There is no obvious solution for people who cannot make their own. Possibly buying it one year ahead will help.
Dear Mr. Dowding,
We just saw your latest Video and stumbled upon your experience with sowing asparagus vs planting crowns of asparagus. And we had exactly the same experience!
My husbands family used to grow Asparagus for a living and have since specialized in winemaking, but he is an expert when it comes to asparagus. So we can rule out mistakes being made. Also the delivered crowns where of good quality. And yet the plants that were sown by our kids as an experiment (and neglected througout the winter) are thriving.
Since this first happy discovery three or four years ago we have sown many more. Currently we have about 20 running meters of asparagus and another tray filled with strong seedlings Just waiting for the bed to free up.

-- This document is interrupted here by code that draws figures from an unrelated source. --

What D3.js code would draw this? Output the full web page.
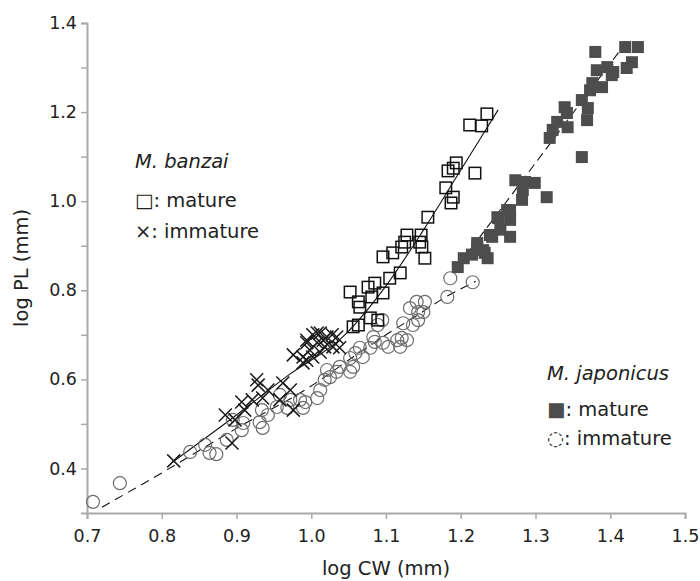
<!DOCTYPE html>
<html>
<head>
<meta charset="utf-8">
<script src="https://cdn.jsdelivr.net/npm/d3@7"></script>
<style>
  html, body { margin: 0; padding: 0; background: #fff; }
  svg { display: block; font-family: "DejaVu Sans", Verdana, sans-serif; }
</style>
</head>
<body>
<svg id="chart" width="700" height="581"></svg>
<script>
// ---- data (log CW, log PL) ----
const xTicks = [0.7, 0.8, 0.9, 1.0, 1.1, 1.2, 1.3, 1.4, 1.5];
const yTicks = [0.4, 0.6, 0.8, 1.0, 1.2, 1.4];
const yMinorTicks = [0.5, 0.7, 0.9, 1.1, 1.3];

const banzaiMature = [
  [1.235,1.196],[1.212,1.171],[1.228,1.169],[1.194,1.086],[1.190,1.074],[1.183,1.068],
  [1.219,1.063],[1.180,1.030],[1.190,1.009],[1.187,0.996],[1.156,0.964],[1.128,0.924],
  [1.147,0.924],[1.125,0.908],[1.145,0.908],[1.148,0.897],[1.109,0.884],[1.096,0.875],
  [1.152,0.872],[1.121,0.897],[1.119,0.839],[1.105,0.827],[1.085,0.816],[1.076,0.807],
  [1.096,0.794],[1.052,0.796],[1.063,0.774],[1.065,0.762],[1.081,0.785],[1.079,0.738],
  [1.089,0.733],[1.056,0.718],[1.063,0.722]
];
const banzaiImmature = [
  [0.816,0.417],[0.894,0.457],[0.885,0.520],[0.907,0.549],[0.898,0.509],[0.911,0.531],
  [0.921,0.554],[0.927,0.599],[0.929,0.587],[0.935,0.558],[0.942,0.576],[0.958,0.554],
  [0.962,0.592],[0.972,0.576],[0.976,0.655],[0.976,0.531],[0.989,0.637],[0.994,0.682],
  [0.994,0.643],[0.994,0.688],[1.002,0.650],[1.002,0.700],[1.008,0.704],[1.008,0.682],
  [1.012,0.704],[1.012,0.661],[1.016,0.688],[1.018,0.673],[1.021,0.695],[1.028,0.700],
  [1.029,0.673],[1.034,0.695],[1.038,0.671],[0.998,0.666],[0.989,0.650]
];
const japonicusMature = [
  [1.196,0.852],[1.204,0.872],[1.215,0.880],[1.222,0.906],[1.222,0.897],[1.232,0.884],
  [1.236,0.872],[1.230,0.890],[1.239,0.924],[1.242,0.920],[1.249,0.964],[1.253,0.936],
  [1.250,0.962],[1.262,0.980],[1.266,0.958],[1.266,0.920],[1.266,0.980],[1.273,1.047],
  [1.282,1.003],[1.283,1.025],[1.286,1.043],[1.299,1.041],[1.315,1.009],[1.319,1.142],
  [1.323,1.160],[1.329,1.178],[1.339,1.211],[1.342,1.198],[1.343,1.166],[1.362,1.099],
  [1.362,1.227],[1.369,1.182],[1.370,1.209],[1.373,1.249],[1.376,1.265],[1.389,1.256],
  [1.382,1.294],[1.396,1.301],[1.402,1.283],[1.404,1.290],[1.422,1.299],[1.429,1.312],
  [1.380,1.335],[1.420,1.346],[1.437,1.346]
];
const japonicusImmature = [
  [0.708,0.325],[0.744,0.367],[0.838,0.437],[0.858,0.453],[0.864,0.435],[0.887,0.464],
  [0.895,0.509],[0.907,0.486],[0.909,0.502],[0.931,0.504],[0.935,0.491],[0.942,0.520],
  [0.934,0.531],[0.954,0.538],[0.958,0.565],[0.968,0.536],[0.972,0.554],[0.985,0.554],
  [0.989,0.536],[0.992,0.549],[1.008,0.558],[1.012,0.576],[1.018,0.599],[1.021,0.621],
  [1.025,0.605],[1.034,0.617],[1.038,0.628],[1.052,0.617],[1.056,0.628],[1.052,0.648],
  [1.059,0.659],[1.069,0.650],[1.065,0.671],[1.079,0.671],[1.083,0.695],[1.085,0.684],
  [1.096,0.682],[1.103,0.673],[1.115,0.688],[1.121,0.693],[1.128,0.688],[1.119,0.673],
  [1.089,0.722],[1.095,0.733],[1.123,0.726],[1.136,0.722],[1.143,0.733],[1.132,0.760],
  [1.141,0.774],[1.152,0.774],[1.143,0.751],[1.150,0.751],[1.182,0.785],[1.186,0.827],
  [1.216,0.818],[0.873,0.432]
];
// fitted curves (knots)
const banzaiFit = [[0.815,0.415],[0.90,0.52],[0.97,0.61],[1.045,0.70],[1.10,0.81],[1.15,0.935],[1.20,1.07],[1.25,1.205]];
const japonicusImmatureFit = [[0.72,0.313],[0.80,0.39],[0.90,0.49],[1.00,0.585],[1.06,0.655],[1.10,0.70],[1.14,0.742],[1.18,0.785],[1.22,0.82]];
const japonicusMatureFit = [[1.19,0.84],[1.425,1.365]];

// ---- layout ----
const svg = d3.select("#chart");
const x = d3.scaleLinear().domain([0.7, 1.5]).range([87, 685]);
const y = d3.scaleLinear().domain([0.3, 1.4]).range([513, 23]);
const axisColor = "#aaaaaa";
const textColor = "#222";
const font = "'DejaVu Sans', Verdana, sans-serif";

// axes
const gx = svg.append("g").attr("transform", `translate(0,${y(0.3)})`)
  .call(d3.axisBottom(x).tickValues(xTicks).tickFormat(d3.format(".1f")).tickSizeOuter(0).tickSize(6).tickPadding(11));
const gy = svg.append("g").attr("transform", `translate(${x(0.7)},0)`)
  .call(d3.axisLeft(y).tickValues(yTicks).tickFormat(d3.format(".1f")).tickSizeOuter(0).tickSize(6).tickPadding(4));
const gyMinor = svg.append("g").attr("transform", `translate(${x(0.7)},0)`)
  .call(d3.axisLeft(y).tickValues(yMinorTicks).tickFormat("").tickSizeOuter(0).tickSize(6));
gyMinor.select(".domain").remove();
[gx, gy, gyMinor].forEach(g => {
  g.selectAll(".domain").attr("stroke", axisColor).attr("stroke-width", 2);
  g.selectAll(".tick line").attr("stroke", axisColor).attr("stroke-width", 1.5);
  g.selectAll(".tick text").attr("fill", textColor).style("font-size", "17.5px").style("font-family", font);
});

// axis titles
svg.append("text").attr("x", (x(0.7) + x(1.5)) / 2).attr("y", 575)
  .attr("text-anchor", "middle").attr("fill", textColor).style("font-size", "19.5px")
  .text("log CW (mm)");
svg.append("text").attr("transform", `translate(28,${(y(0.3) + y(1.4)) / 2}) rotate(-90)`)
  .attr("text-anchor", "middle").attr("fill", textColor).style("font-size", "19.5px")
  .text("log PL (mm)");

// fit lines
const line = d3.line().x(d => x(d[0])).y(d => y(d[1])).curve(d3.curveMonotoneX);
svg.append("path").datum(japonicusImmatureFit).attr("d", line)
  .attr("fill", "none").attr("stroke", "#111").attr("stroke-width", 1.1).attr("stroke-dasharray", "9,6");
svg.append("path").datum(banzaiFit).attr("d", line)
  .attr("fill", "none").attr("stroke", "#111").attr("stroke-width", 1.1);
svg.append("path").datum(japonicusMatureFit).attr("d", line)
  .attr("fill", "none").attr("stroke", "#111").attr("stroke-width", 1.1).attr("stroke-dasharray", "9,5");

// points
svg.append("g").selectAll("circle").data(japonicusImmature).join("circle")
  .attr("cx", d => x(d[0])).attr("cy", d => y(d[1])).attr("r", 6.5)
  .attr("fill", "none").attr("stroke", "#6e6e6e").attr("stroke-width", 1.2);

const cs = 6.5;
svg.append("g").selectAll("path").data(banzaiImmature).join("path")
  .attr("d", d => {
    const cx = x(d[0]), cy = y(d[1]);
    return `M${cx - cs},${cy - cs}L${cx + cs},${cy + cs}M${cx - cs},${cy + cs}L${cx + cs},${cy - cs}`;
  })
  .attr("fill", "none").attr("stroke", "#1a1a1a").attr("stroke-width", 1.5);

const sq = 11.5;
svg.append("g").selectAll("rect").data(banzaiMature).join("rect")
  .attr("x", d => x(d[0]) - sq / 2).attr("y", d => y(d[1]) - sq / 2)
  .attr("width", sq).attr("height", sq)
  .attr("fill", "none").attr("stroke", "#111").attr("stroke-width", 1.5);

const fsq = 12;
svg.append("g").selectAll("rect").data(japonicusMature).join("rect")
  .attr("x", d => x(d[0]) - fsq / 2).attr("y", d => y(d[1]) - fsq / 2)
  .attr("width", fsq).attr("height", fsq)
  .attr("fill", "#4d4d4d");

// legends
function legend(x0, y0, title, rows, gap, step) {
  const g = svg.append("g").attr("fill", textColor).style("font-size", "19.5px");
  g.append("text").attr("x", x0).attr("y", y0).style("font-style", "italic").text(title);
  rows.forEach((r, i) => {
    const t = g.append("text").attr("x", x0).attr("y", y0 + gap + i * step);
    t.append("tspan").attr("fill", r.color || textColor).text(r.sym);
    t.append("tspan").text(r.label);
  });
}
legend(135, 168, "M. banzai", [
  { sym: "\u25A1", label: ": mature" },
  { sym: "\u00D7", label: ": immature" }
], 39, 31);
legend(547, 380, "M. japonicus", [
  { sym: "\u25A0", label: ": mature", color: "#4d4d4d" },
  { sym: "\u25CC", label: ": immature" }
], 36, 29);
</script>
</body>
</html>
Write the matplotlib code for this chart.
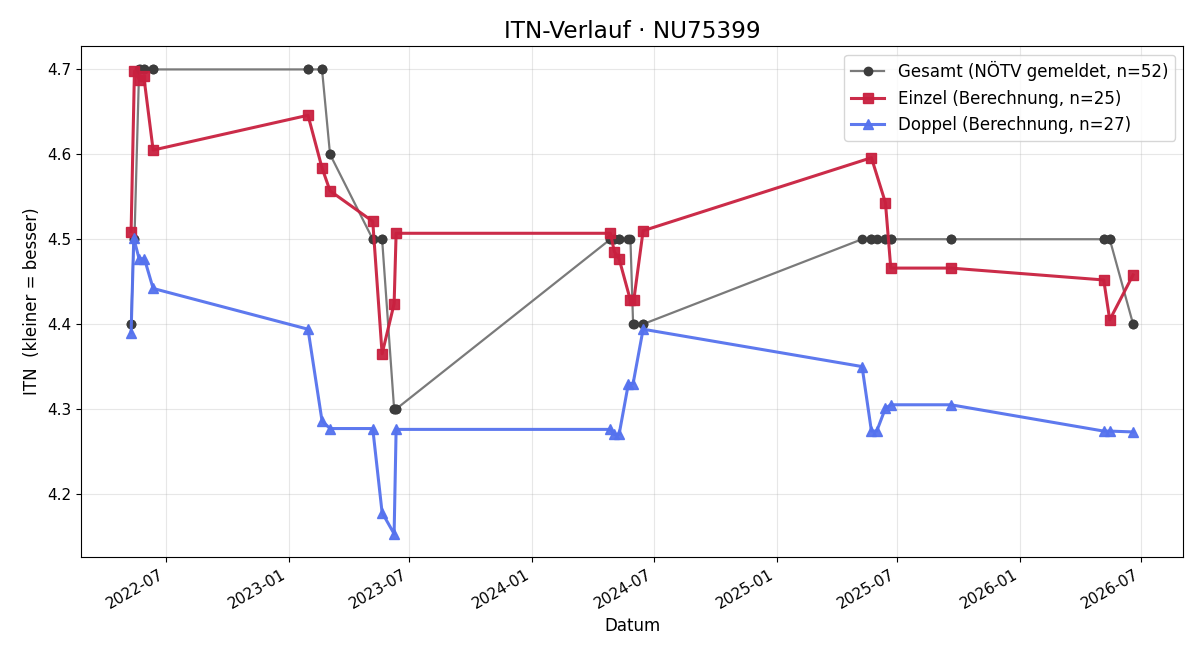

We just wanted to share this to “validate” your findings and thank you for all your great work! We learned so much from you and have great success in implementing it in our traditional Bauerngarten.
Best wishes from the Nahe
Sarah
Dear Sarah
Thanks so much for sharing this because it reassures me to know I’m not alone, and makes me more inclined to speak about this in public. It worries me to know that many people must be struggling to establish a good asparagus bed.
The Nahe region of Germany looks very beautiful. I’m very happy to be able to help your Bauerngarten to be more successful.
I just can’t wait for the first spuds, .538kg from one plant today. Enough for 2 meals, for me and her?
I have run out of space and don’t know where to inter plant my red cabbage or sprouts. Broad beans no space, shallots no space yet. sweet corn perhaps, only to have it shade the brassicas later on. Perhaps between the French beans (4inches high) only to have them fighting for space later. Or eat lots of potatoes very quickly, to clear the ground, which may mean no space for leeks, in a few weeks
On another matter I used some stuff called “Weed Stop” from Westland, on my paths and in 2 different places, when I have put peas close to, but not in it, they have been bad to pathetic. The bag quotes 100% natural wood fibre and bark fines. What might be leaching out to affect my peas?
Otherwise the paths are pretty much weed free.
Sounds promising for potatoes.
You can pot on your brassicas to keep them growing.
I have no idea what might be on that product and I must say it does not sound a good idea! We had very little wood to pathways, no more than 2.5 cm per year and it’s well decomposed already.